Key Cassandra metrics

By monitoring Cassandra performance, you can identify bottlenecks, slowdowns, or resource limitations and address them in a timely manner.

Node metrics

When inspecting Cassandra nodes for performance issues, the following metrics are the most helpful in determining the root cause:
  • The count of errors and warnings in the logs.
  • The indication of free disk space and Garbage Collection metrics.
  • Such CPU metrics as system_io_wait and user_wait.
  • Such disk metrics as disk queue length and throughput.
  • Such network metrics as latency.

Cassandra metrics

Monitor the following Cassandra metrics for troubleshooting and fault prevention:

Metric Details Threshold Additional information
SSTable count The nodetool cfstat command provides the SSTable countThe ./nodetool cfstats | grep "SSTable count" | awk '{print $3}' | sort -n provides the SSTable sorted count Less than 30
Partition size The nodetool tablehistograms setting provides the partition sizes. 2GB is the maximum value. However, any approximate value close indicates an issue. Less than 10MB The SizeTieredCompactionStrategy strategy must come with at least 50% free disk space to allow C* to write data during compaction. You can use the LeveledCompactionStrategy only if 90% of requests are read.
Nodetool tpstats This setting provides details for dropped mutations or messages that were not saved to disk yet but are stored in memory. 50 mutations or messages. If the data is prevented from being saved after the nodetool flush command, there is an issue with the data model.  
Node status Run the nodetool status command to check the cluster status.  
Compaction rate Saves the data from memtable to sstables.

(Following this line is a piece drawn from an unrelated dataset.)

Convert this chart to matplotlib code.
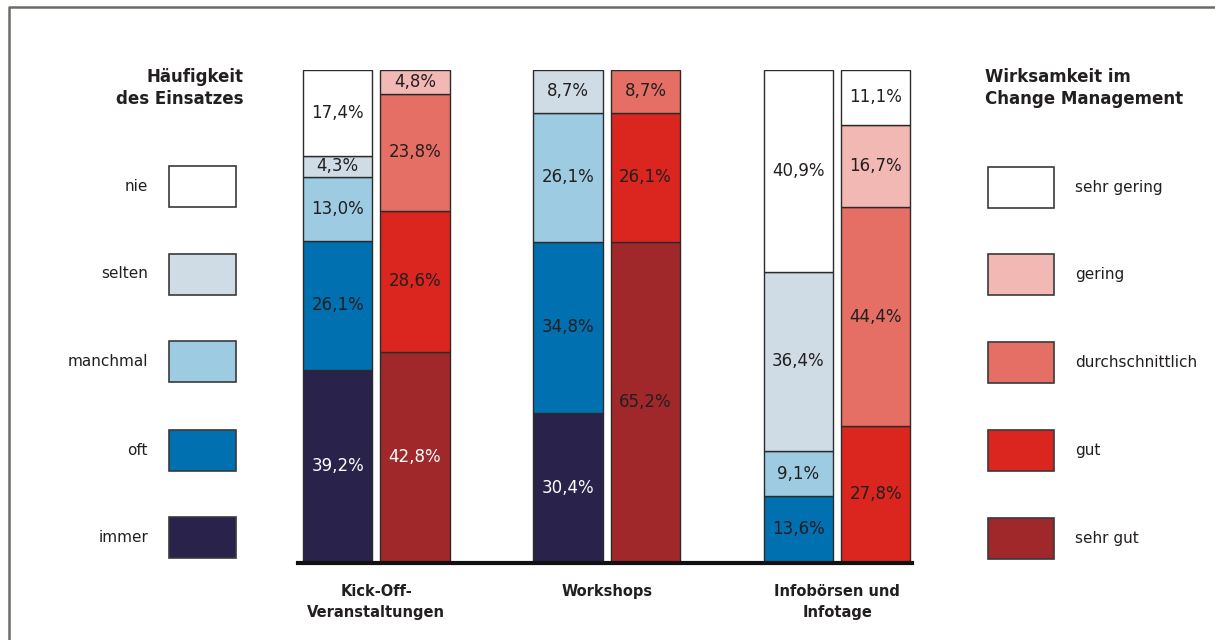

The default value is 16 MB/sec  

Useful commands

The following is a list of the most useful Cassandra commands that are helpful in maintaining the good health of the cluster:
nodetool flush
Writes data from memtables to SSTables in the file system. Run this command if the nodetool tpstats command returned a high count of thread pools.
nodetool cleanup
Removes unwanted data, that is, the data that us no longer owned by node. Run this command after a new node joins the cluster and after data redistribution.
nodetool repair
Repairs one or more nodes in a cluster and provides options for restricting repair to a set of nodes. The following additional repair modes are available with the nodetool repair command:
  • incremental – Separates fixed data from to be fixed data. Examines all sstables but repairs only damaged ones.
  • full – Examines and repairs all sstables. Irrespective of an SSTable being damaged or not.
  • seq – Sequential repair. Puts less load on the cluster during repair and takes more time.
  • par – Parallel repair. Puts more load on the cluster during repair and takes less time.
nodetool bootstrap
Checks the status of addition of a new node to the cluster. Run the nodetool cleanup on each of already existing nodes to remove unwanted data in them. Also in cassandra.yaml file, set the autobootstrap setting to false to prevent automatic token transfer as soon as you add a node. To start the transfer manually, run the nodetool bootstrap resume command.